Generally, a facility’s aquatics director or vendor keeps the club apprised of ADA regulations and requirements for compliance. Operators also have to renew pool licenses every year. Those licenses, along with city and state inspections, keep a facility on its toes.
“We would not even be allowed to open our pool if we were not compliant. It just wouldn’t happen,” says Rea Kulick, manager/aquatics director at Midtown Athletic Club-Palatine, outside of Chicago.
It is important to have a plan in place for compliance before the deadline, Caden says. Operators do not have to have a pool lift installed by March 15 as long as they can show they have a plan in place to comply with the regulations.
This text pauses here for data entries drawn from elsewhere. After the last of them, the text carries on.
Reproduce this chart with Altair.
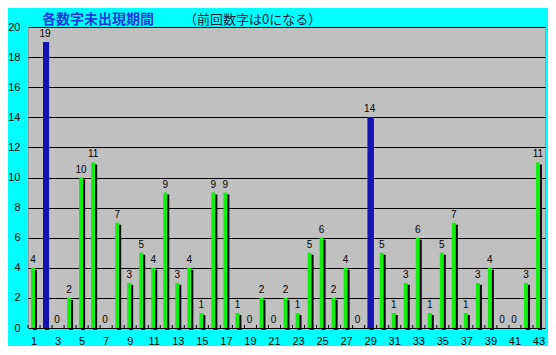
import altair as alt
import pandas as pd

numbers = list(range(1, 44))
values = [4, 19, 0, 2, 10, 11, 0, 7, 3, 5, 4, 9, 3, 4, 1, 9, 9, 1, 0, 2, 0,
          2, 1, 5, 6, 2, 4, 0, 14, 5, 1, 3, 6, 1, 5, 7, 1, 3, 4, 0, 0, 3, 11]
highlight = [2, 29]
x_labels = list(range(1, 44, 2))
y_ticks = list(range(0, 21, 2))
title_main = "各数字未出現期間"
title_note = "（前回数字は0になる）"

df = pd.DataFrame({"n": numbers, "v": values})
df["hl"] = df["n"].isin(highlight).map({True: "blue", False: "green"})

W, H = 517, 301
font = "Liberation Sans"

base = alt.Chart(df)
x = alt.X("n:O", sort=numbers,
          scale=alt.Scale(paddingInner=0, paddingOuter=0),
          axis=alt.Axis(values=x_labels, labelAngle=0, title=None, ticks=False,
                        domain=False, labelPadding=7, labelFontSize=11,
                        labelFont=font, labelColor="#000000"))
y = alt.Y("v:Q", scale=alt.Scale(domain=[0, 20], nice=False),
          axis=alt.Axis(values=y_ticks, title=None, ticks=False, domain=False,
                        grid=True, gridColor="#000000", gridWidth=1, gridOpacity=1,
                        labelPadding=8, labelFontSize=11, labelFont=font,
                        labelColor="#000000"))

shadow = base.mark_bar(size=4, xOffset=1, yOffset=2, color="#000000").encode(x=x, y=y)
bars = base.mark_bar(size=4, xOffset=-1).encode(
    x=x, y=y,
    color=alt.Color("hl:N", scale=alt.Scale(domain=["green", "blue"],
                                            range=["#11EE11", "#1414B4"]),
                    legend=None))
blue_fix = base.transform_filter(alt.datum.hl == "blue").mark_bar(
    size=6, xOffset=0, color="#1414B4").encode(x=x, y=y)
labels = base.mark_text(dy=-8, xOffset=-1, fontSize=10, font=font, color="#000000").encode(
    x=x, y=y, text="v:Q")
ticks = base.mark_rule(color="#000000", xOffset=-6).encode(
    x=x, y=alt.value(H), y2=alt.value(H - 3))

t1 = alt.Chart(pd.DataFrame({"t": [title_main]})).mark_text(
    align="left", baseline="middle", fontSize=14, fontWeight="bold",
    font="Noto Sans CJK JP", color="#1A3ADC").encode(
    x=alt.value(14), y=alt.value(-7), text="t:N")
t2 = alt.Chart(pd.DataFrame({"t": [title_note]})).mark_text(
    align="left", baseline="middle", fontSize=13,
    font="Noto Sans CJK JP", color="#202040").encode(
    x=alt.value(156), y=alt.value(-7), text="t:N")

chart = alt.layer(shadow, bars, blue_fix, ticks, labels, t1, t2).properties(
    width=W, height=H,
    background="#00FFFF",
    padding={"left": 20, "top": 19, "right": 3, "bottom": 18},
    autosize=alt.AutoSizeParams(type="none"),
).configure_view(fill="#C0C0C0", stroke="#9A9A9A", strokeWidth=1)

chart.save("out.html", embed_options={"renderer": "svg", "actions": False})
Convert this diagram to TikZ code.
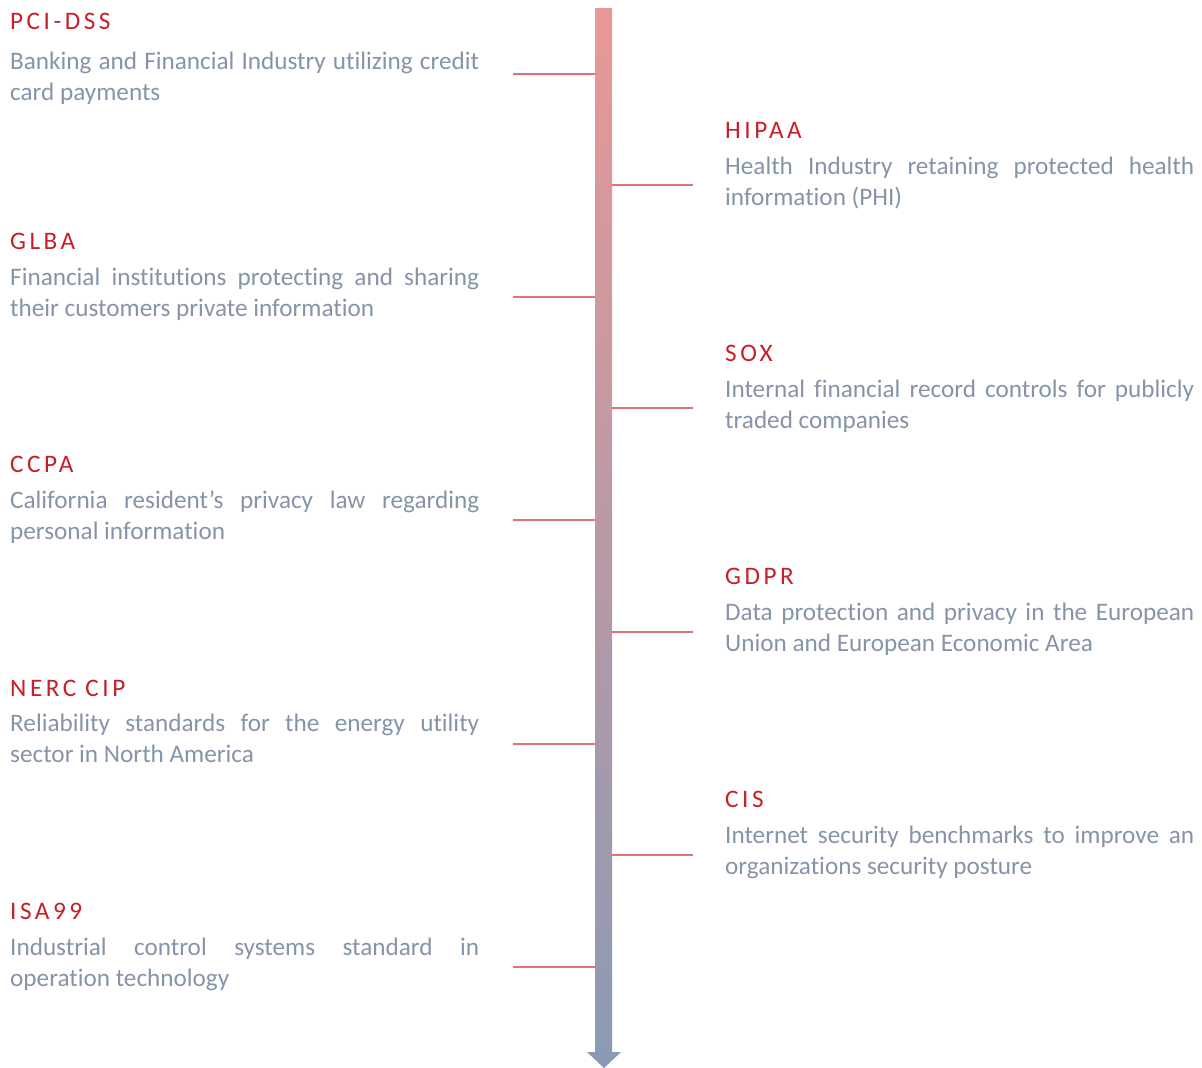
\documentclass[tikz,border=0pt]{standalone}
\usepackage{fontspec}
\setmainfont[Ligatures=NoCommon]{Carlito}
\newfontfamily\spacedfont[LetterSpace=14]{Carlito}
\usetikzlibrary{positioning}
\definecolor{stdred}{RGB}{200,30,40}
\definecolor{stdgray}{RGB}{133,148,168}
\definecolor{linkred}{RGB}{228,112,118}
\definecolor{bartop}{RGB}{232,152,150}
\definecolor{barbottom}{RGB}{138,154,180}
\newcommand{\descwidth}{469pt}
\newcommand{\stdsize}{\fontsize{25.2}{31}\selectfont}

\tikzset{
  stdname/.style={anchor=base west, inner sep=0pt, text=stdred, font=\spacedfont\stdsize},
  stddesc/.style={anchor=base west, inner sep=0pt, text=stdgray, text width=\descwidth, align=justify, font=\stdsize},
  link/.style={draw=linkred, line width=2pt}
}

\begin{document}
\begin{tikzpicture}[x=1pt, y=-1pt]
\useasboundingbox (0,0) rectangle (1202,1068);
% timeline bar
\shade[top color=bartop, bottom color=barbottom] (595,8) -- (612,8) -- (612,1052) -- (621,1052) -- (604,1068) -- (587,1052) -- (595,1052) -- cycle;
\coordinate (b1) at (595,74);
\coordinate (b2) at (612,185);
\coordinate (b3) at (595,297);
\coordinate (b4) at (612,408);
\coordinate (b5) at (595,520);
\coordinate (b6) at (612,632);
\coordinate (b7) at (595,744);
\coordinate (b8) at (612,855);
\coordinate (b9) at (595,967);
% left side
\node[stdname] (n1) at (10,29) {PCI-DSS};
\node[stddesc] (d1) at (10,69) {Banking and Financial Industry utilizing credit\linebreak card payments};
\coordinate (c1) at (513,74);
\node[stdname] (n3) at (10,249) {GLBA};
\node[stddesc] (d3) at (10,285) {Financial institutions protecting and sharing\linebreak their customers private information};
\coordinate (c3) at (513,297);
\node[stdname] (n5) at (10,472) {CCPA};
\node[stddesc] (d5) at (10,508) {California resident’s privacy law regarding\linebreak personal information};
\coordinate (c5) at (513,520);
\node[stdname] (n7) at (10,696) {NERC CIP};
\node[stddesc] (d7) at (10,731) {Reliability standards for the energy utility\linebreak sector in North America};
\coordinate (c7) at (513,744);
\node[stdname] (n9) at (10,919) {ISA99};
\node[stddesc] (d9) at (10,955) {Industrial control systems standard in\linebreak operation technology};
\coordinate (c9) at (513,967);
% right side
\node[stdname] (n2) at (725,138) {HIPAA};
\node[stddesc] (d2) at (725,174) {Health Industry retaining protected health\linebreak information (PHI)};
\coordinate (c2) at (693,185);
\node[stdname] (n4) at (725,361) {SOX};
\node[stddesc] (d4) at (725,397) {Internal financial record controls for publicly\linebreak traded companies};
\coordinate (c4) at (693,408);
\node[stdname] (n6) at (725,584) {GDPR};
\node[stddesc] (d6) at (725,620) {Data protection and privacy in the European\linebreak Union and European Economic Area};
\coordinate (c6) at (693,632);
\node[stdname] (n8) at (725,807) {CIS};
\node[stddesc] (d8) at (725,843) {Internet security benchmarks to improve an\linebreak organizations security posture};
\coordinate (c8) at (693,855);
% connectors
\draw[link] (c1) -- (b1);
\draw[link] (b2) -- (c2);
\draw[link] (c3) -- (b3);
\draw[link] (b4) -- (c4);
\draw[link] (c5) -- (b5);
\draw[link] (b6) -- (c6);
\draw[link] (c7) -- (b7);
\draw[link] (b8) -- (c8);
\draw[link] (c9) -- (b9);
\end{tikzpicture}
\end{document}
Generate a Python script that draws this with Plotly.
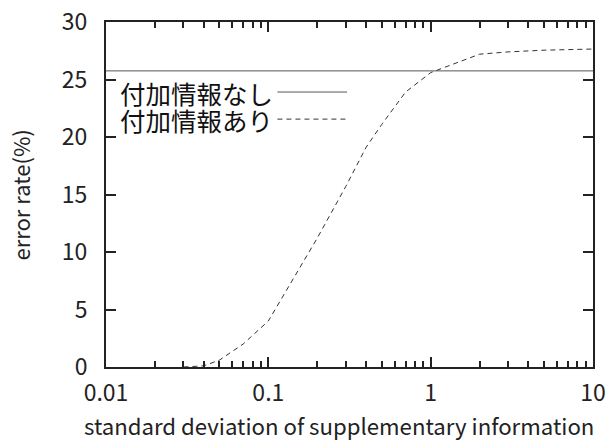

“A facility may be in the middle of a budget year and may not have money allocated for a pool lift to be installed this year, but the facility should have a plan in their 2013 budget and have it documented to show evidence that they have been proactive for compliance,” Caden says.
Kulick says that adding a lift is the easiest way to become compliant. Her club uses a portable lift that runs on a rechargeable battery pack. Even though the club has had only one member in the past four years who has used the lift, it is charged every night so it is ready if needed.
Although the Palatine club has an indoor and an outdoor pool, the facility has just one portable lift that can be used for both, rather than having one lift bolted onto each pool deck.
The Merritt Athletic Clubs also invested in chair lifts for seven bodies of water at its facilities, says Andrew Barranco, regional aquatics manager at the Merritt Athletic Clubs, Baltimore. His company has known about the March 15 deadline for a year, and he worked with Merritt’s pool company to find out what they needed to do to be ADA compliant.
A few of the Merritt pools already had zero entry or sloped entries, so no chair lifts were needed, Barranco says.
One of the club’s lifts was an older version that ran on water pressure and was not compliant, so Barranco had to swap out that chair with a newer model. New regulations state that the lifts have to be self-generated.
“Obviously, we want our pools to be accessible, and we don’t want to be liable for denying anybody access to our pools,” Barranco says, adding that his clubs will be in good shape before the March 15 deadline.
Steven Cooper, director of aquatics at the Park Hill School District, Kansas City, MO, also is aware of the upcoming deadlines. He said the best way the district could accommodate the ADA regulations without rebuilding the pool was to install a lift.
“There was not enough deck space to install a sloped entry without major remodeling,” Cooper says.
The district upgraded its lift a couple of years ago, Cooper adds, and its pool company also kept it apprised of the ADA regulations.